Returning to the United States, Conway was assigned as Senior Aide to the Chairman of the Joint Chiefs of Staff for two years. After graduating from Marine Corps Command and Staff College with honors, he took command of 3rd Battalion 2nd Marines through its eight-month deployment to Southwest Asia during the Gulf War.

After the war, he was promoted to colonel and assigned command of The Basic School. Promoted to brigadier general in December 1995, he again was assigned to the Joint Chiefs and later served as president of the Marine Corps University. After being promoted to major general, he served as commander of the 1st Marine Division and as Deputy Commanding General of Marine Forces Central. He was promoted to lieutenant general and assumed command of I Marine Expeditionary Force (I MEF) on November 16, 2002. He commanded I MEF during two combat tours in Iraq, with 60,000 troops under his command, including Marines, soldiers, sailors, and British forces. In the book The Iraq War, Conway was described as, "big, buff, well read and well educated ... he represented all that was best about the new United States Marine Corps, which General Al Gray as the commandant had set up."

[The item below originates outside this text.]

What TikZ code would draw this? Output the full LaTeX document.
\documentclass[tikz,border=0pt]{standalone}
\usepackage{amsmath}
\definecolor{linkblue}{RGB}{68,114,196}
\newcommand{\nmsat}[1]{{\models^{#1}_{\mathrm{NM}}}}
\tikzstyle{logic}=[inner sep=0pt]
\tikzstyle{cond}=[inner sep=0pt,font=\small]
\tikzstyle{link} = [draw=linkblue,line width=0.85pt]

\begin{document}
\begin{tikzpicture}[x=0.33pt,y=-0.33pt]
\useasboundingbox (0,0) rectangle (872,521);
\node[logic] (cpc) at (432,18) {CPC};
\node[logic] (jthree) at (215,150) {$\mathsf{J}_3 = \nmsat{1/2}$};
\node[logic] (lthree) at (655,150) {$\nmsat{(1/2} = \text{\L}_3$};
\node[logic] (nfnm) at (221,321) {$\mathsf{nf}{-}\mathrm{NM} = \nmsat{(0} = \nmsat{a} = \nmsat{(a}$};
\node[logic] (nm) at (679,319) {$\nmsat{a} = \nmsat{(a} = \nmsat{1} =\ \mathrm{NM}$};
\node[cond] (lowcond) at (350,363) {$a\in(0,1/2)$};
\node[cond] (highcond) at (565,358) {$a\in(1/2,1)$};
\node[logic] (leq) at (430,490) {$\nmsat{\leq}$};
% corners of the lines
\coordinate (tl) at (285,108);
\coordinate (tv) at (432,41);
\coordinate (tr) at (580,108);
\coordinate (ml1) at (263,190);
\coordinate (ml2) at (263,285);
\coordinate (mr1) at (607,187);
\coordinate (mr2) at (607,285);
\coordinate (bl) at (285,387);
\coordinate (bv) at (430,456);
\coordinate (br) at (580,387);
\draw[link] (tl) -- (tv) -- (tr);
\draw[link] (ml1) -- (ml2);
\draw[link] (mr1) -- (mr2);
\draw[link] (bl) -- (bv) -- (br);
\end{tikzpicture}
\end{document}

In a press interview on May 30, 2003, Conway was questioned about the failure at that point to locate weapons of mass destruction in Iraq. He replied, in part:

US Marines of the 1st Marine Expeditionary Force under Conway's command constructed the military base "Camp Alpha" on top of ancient Babylonian ruins following the invasion. Though a US Military spokesman claimed that the project was discussed with the "head of the Babylon museum", the construction of the base drew intense criticism from archaeologists, who contend that it caused irreparable damage to one of the most important sites in the world. Dr. John Curtis of the British Museum's Near East department described how parts of the archaeological site were levelled and paved over to create a helipad as well as parking lots for heavy vehicles. Donny George, head of the Iraqi State Board for Heritage and Antiquities, stated that the "mess will take decades to sort out".

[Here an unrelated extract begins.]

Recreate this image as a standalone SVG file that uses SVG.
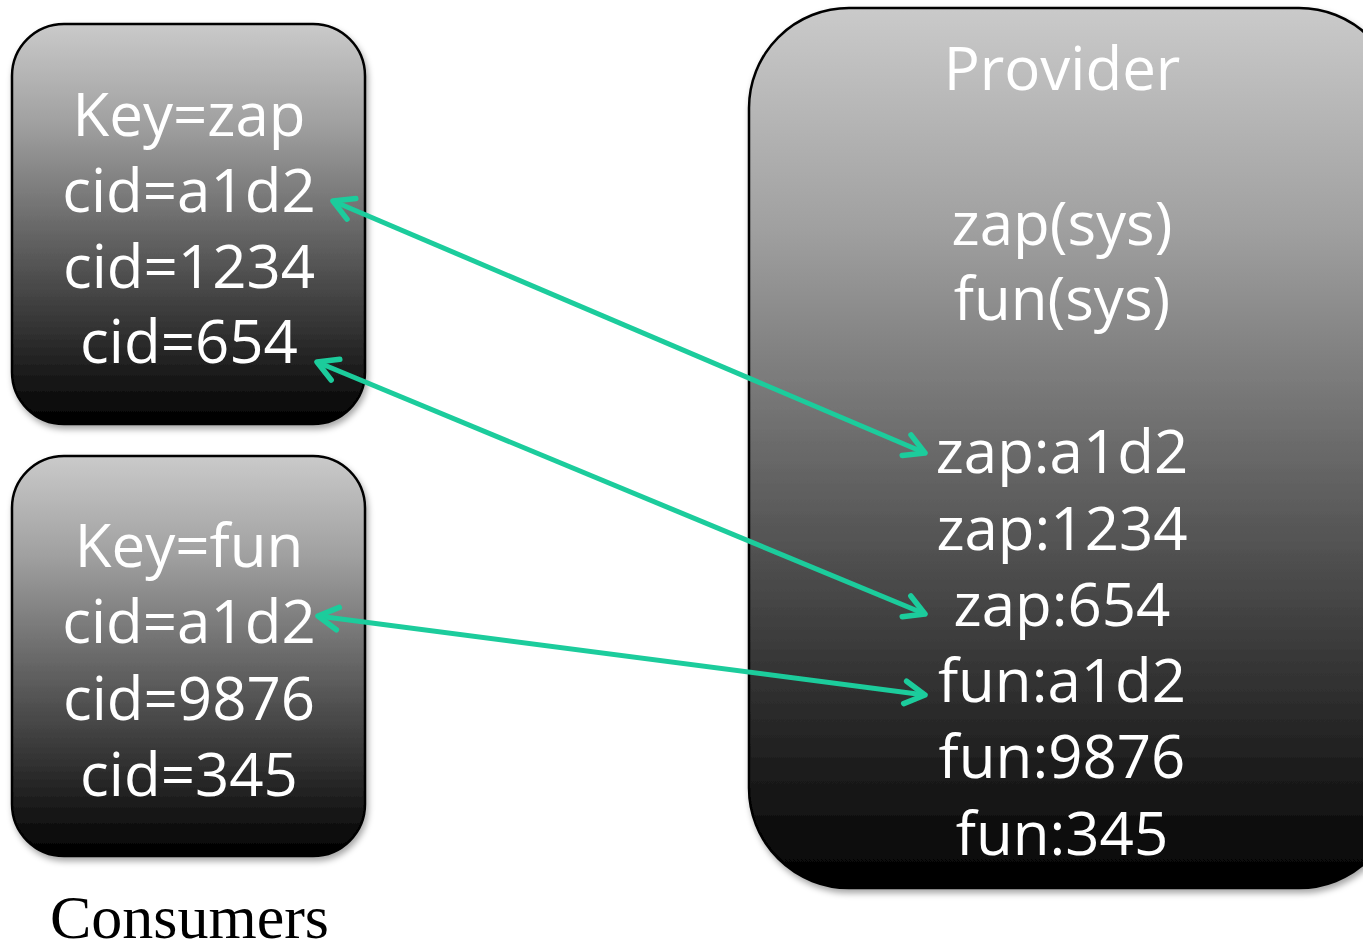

On June 13, 2006, Conway was nominated by President George W. Bush to become the 34th Commandant of the Marine Corps; the nomination was confirmed by the Senate on August 2, 2006. On November 13, Conway was promoted to the rank of general at Marine Barracks, Washington, D.C. and became the 34th Commandant of the Marine Corps. He was the first Commandant in nearly 40 years to have not served in the Vietnam War.

On June 11, 2009, Conway spoke at the National Press Club about the importance of maintaining the Amphibious assault ships to lift two Marine Expeditionary Brigades and the time "at home" away from the current wars to train for amphibious assault.

Conway was reported to have had "major reservations" about the repeal of "don't ask, don't tell", in contrast to the Pentagon opinion that the younger rank and file of the military did not have such reservations about serving with openly gay service members. Conway, along with Chief of Naval Operations, Admiral Gary Roughead, and Chief of Staff of the United States Army, General George Casey, supported running a one-year study on the effects of a possible repeal. Conway said that if gay Marines are allowed to serve openly, he might need to change the policy that requires unmarried Marines to share rooms. The policy was repealed on December 22, 2010, after his tenure as Commandant had ended.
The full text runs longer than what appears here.